(REQUIREMENTS)
Gather all lines containing the string "full" and copy them out.

(RAW DATA)
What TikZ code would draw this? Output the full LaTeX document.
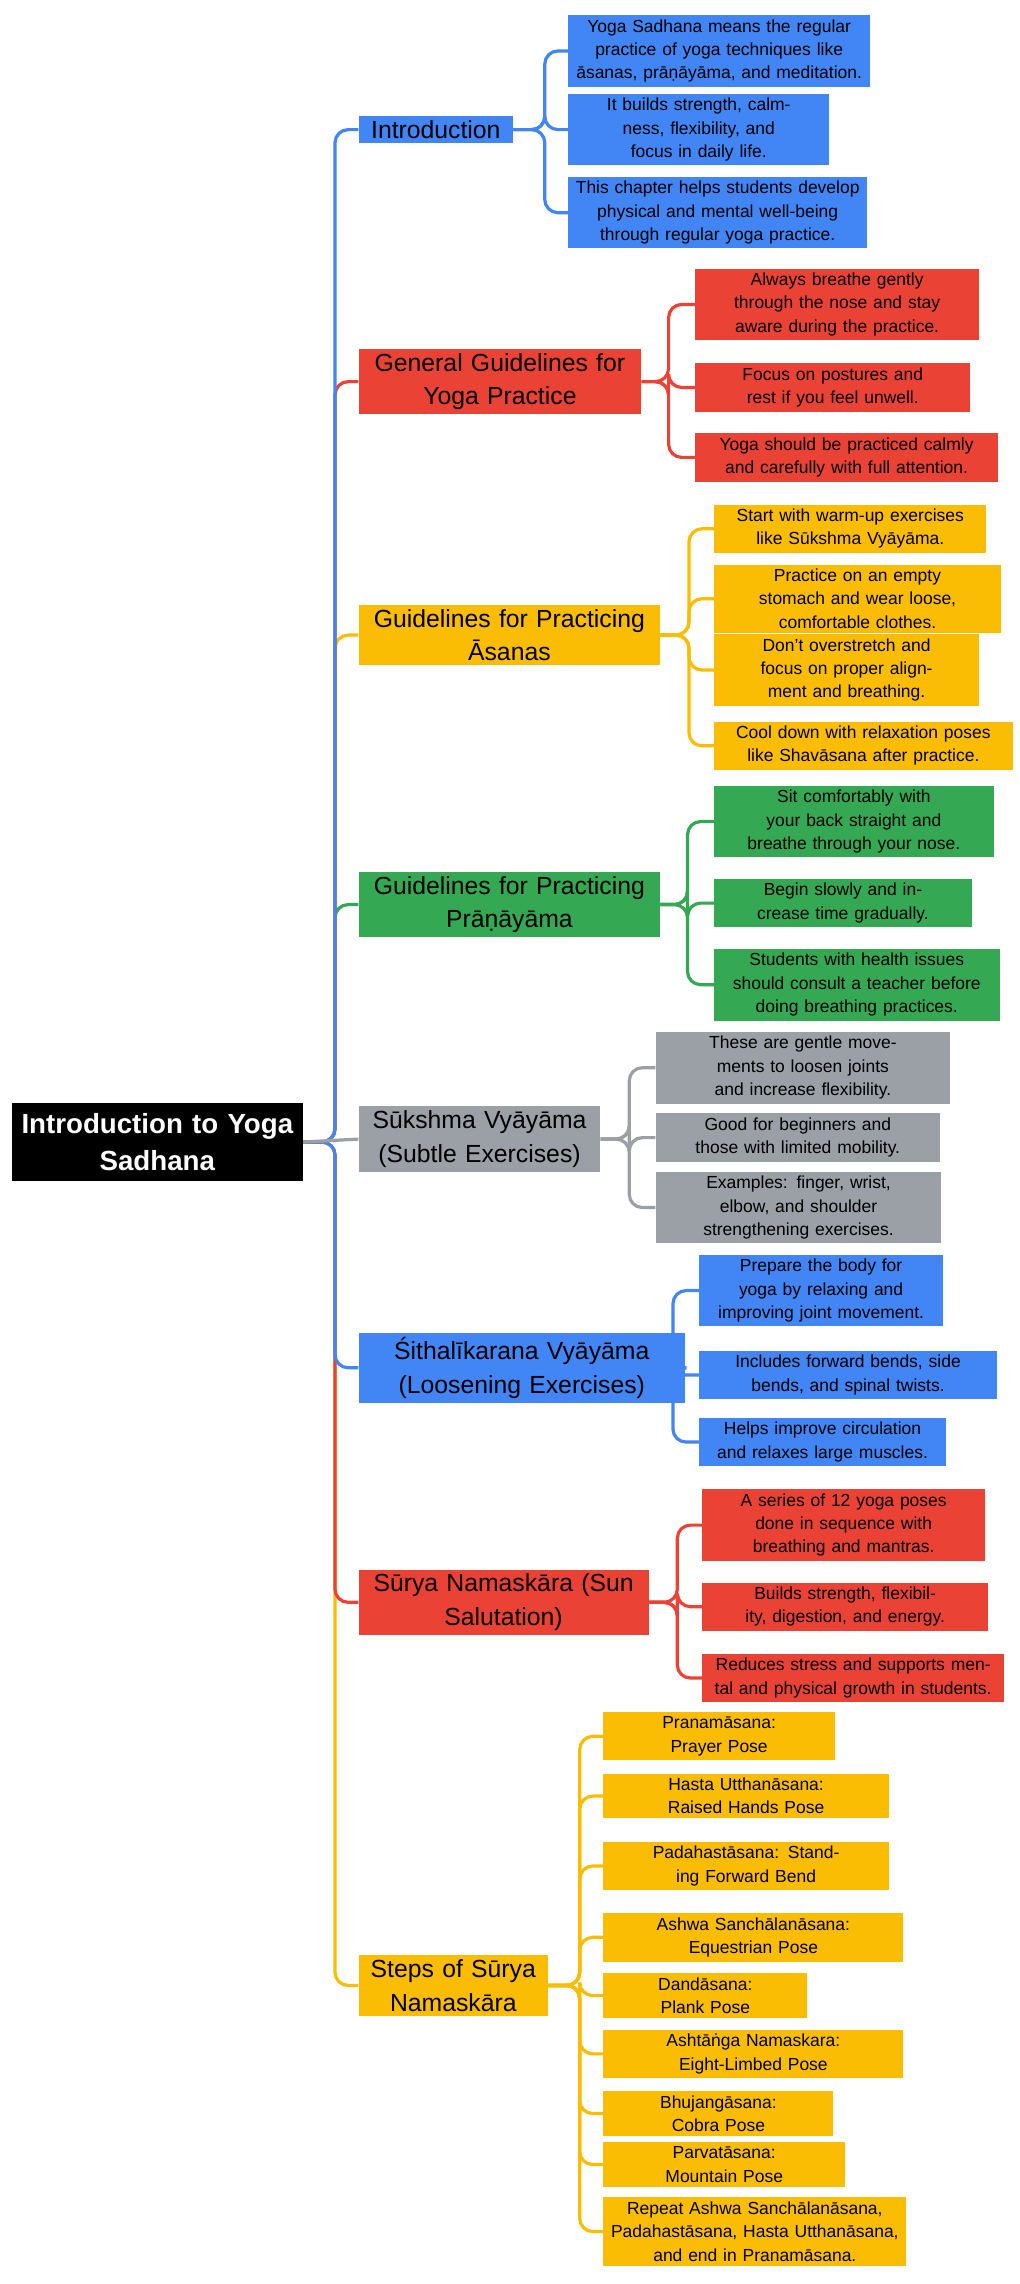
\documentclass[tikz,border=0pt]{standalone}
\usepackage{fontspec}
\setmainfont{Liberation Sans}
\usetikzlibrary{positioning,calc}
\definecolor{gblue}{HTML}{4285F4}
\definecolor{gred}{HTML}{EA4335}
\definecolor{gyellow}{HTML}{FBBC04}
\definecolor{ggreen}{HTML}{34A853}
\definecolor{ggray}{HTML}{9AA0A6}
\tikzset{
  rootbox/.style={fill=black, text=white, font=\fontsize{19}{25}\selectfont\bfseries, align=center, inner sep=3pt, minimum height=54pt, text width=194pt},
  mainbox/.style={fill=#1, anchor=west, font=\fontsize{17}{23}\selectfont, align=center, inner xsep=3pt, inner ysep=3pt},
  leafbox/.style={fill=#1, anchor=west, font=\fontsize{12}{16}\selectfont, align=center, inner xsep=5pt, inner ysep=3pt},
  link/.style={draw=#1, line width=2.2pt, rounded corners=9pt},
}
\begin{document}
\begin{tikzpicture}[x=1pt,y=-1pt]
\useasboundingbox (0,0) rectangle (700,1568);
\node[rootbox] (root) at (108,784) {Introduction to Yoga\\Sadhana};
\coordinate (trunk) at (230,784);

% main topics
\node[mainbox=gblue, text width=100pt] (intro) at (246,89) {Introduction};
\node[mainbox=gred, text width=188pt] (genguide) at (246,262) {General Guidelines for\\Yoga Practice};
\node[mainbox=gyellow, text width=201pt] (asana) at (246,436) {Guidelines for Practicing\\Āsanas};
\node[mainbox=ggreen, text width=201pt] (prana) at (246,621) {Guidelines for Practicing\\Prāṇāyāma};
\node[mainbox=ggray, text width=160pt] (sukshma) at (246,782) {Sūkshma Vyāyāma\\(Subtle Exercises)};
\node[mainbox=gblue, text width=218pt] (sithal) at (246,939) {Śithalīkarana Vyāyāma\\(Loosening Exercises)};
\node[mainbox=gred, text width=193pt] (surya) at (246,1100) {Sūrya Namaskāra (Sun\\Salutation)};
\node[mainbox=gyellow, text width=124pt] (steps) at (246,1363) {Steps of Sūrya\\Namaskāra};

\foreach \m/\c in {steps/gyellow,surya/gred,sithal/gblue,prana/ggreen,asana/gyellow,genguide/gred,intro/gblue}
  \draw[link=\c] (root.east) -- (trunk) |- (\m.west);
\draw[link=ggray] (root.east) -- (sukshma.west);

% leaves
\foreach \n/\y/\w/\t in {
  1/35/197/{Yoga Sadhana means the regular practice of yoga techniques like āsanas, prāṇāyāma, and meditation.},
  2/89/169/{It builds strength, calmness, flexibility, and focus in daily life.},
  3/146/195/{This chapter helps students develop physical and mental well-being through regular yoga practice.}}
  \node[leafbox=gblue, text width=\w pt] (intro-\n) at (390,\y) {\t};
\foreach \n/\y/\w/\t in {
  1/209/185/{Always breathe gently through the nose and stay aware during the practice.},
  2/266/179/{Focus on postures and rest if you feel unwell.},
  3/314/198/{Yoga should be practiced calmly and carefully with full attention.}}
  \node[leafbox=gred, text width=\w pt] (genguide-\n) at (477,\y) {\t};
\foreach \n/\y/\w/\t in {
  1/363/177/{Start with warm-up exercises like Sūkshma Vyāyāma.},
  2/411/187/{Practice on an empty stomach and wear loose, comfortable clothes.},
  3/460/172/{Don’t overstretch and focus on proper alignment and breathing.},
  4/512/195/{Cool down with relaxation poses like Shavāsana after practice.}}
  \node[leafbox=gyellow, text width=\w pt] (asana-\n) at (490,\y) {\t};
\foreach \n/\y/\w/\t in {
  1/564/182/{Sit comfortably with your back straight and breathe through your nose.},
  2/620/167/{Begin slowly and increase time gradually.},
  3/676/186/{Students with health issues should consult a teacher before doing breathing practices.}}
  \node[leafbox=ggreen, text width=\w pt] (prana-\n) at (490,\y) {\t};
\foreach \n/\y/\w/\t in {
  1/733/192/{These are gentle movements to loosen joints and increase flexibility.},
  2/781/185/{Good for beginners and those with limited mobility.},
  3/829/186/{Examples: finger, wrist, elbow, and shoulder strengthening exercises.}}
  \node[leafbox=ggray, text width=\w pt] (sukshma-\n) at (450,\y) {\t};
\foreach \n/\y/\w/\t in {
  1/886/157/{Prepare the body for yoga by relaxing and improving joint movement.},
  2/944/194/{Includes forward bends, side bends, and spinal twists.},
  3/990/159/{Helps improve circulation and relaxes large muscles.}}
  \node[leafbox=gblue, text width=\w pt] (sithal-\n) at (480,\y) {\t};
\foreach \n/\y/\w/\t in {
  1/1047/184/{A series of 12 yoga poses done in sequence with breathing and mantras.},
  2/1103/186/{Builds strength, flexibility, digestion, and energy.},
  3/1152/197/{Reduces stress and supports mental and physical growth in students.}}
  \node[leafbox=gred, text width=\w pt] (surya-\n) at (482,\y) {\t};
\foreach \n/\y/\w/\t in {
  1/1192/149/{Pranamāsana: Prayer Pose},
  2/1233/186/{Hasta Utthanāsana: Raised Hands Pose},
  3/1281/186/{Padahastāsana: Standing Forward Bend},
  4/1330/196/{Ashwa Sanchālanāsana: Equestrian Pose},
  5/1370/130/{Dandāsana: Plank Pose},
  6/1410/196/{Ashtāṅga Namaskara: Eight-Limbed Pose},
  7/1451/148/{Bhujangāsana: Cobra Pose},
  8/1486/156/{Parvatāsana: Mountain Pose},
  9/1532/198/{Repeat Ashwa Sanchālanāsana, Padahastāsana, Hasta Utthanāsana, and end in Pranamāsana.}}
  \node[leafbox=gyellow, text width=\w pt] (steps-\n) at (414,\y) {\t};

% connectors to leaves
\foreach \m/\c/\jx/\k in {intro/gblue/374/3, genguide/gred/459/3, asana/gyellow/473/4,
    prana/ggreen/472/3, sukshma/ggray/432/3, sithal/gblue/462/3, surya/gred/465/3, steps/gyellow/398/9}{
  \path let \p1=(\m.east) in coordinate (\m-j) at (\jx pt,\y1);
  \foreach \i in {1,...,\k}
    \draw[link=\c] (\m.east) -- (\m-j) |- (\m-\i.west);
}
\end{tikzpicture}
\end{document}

(RESPONSE TO THE TASK)
What TikZ code would draw this? Output the full LaTeX document.
  3/314/198/{Yoga should be practiced calmly and carefully with full attention.}}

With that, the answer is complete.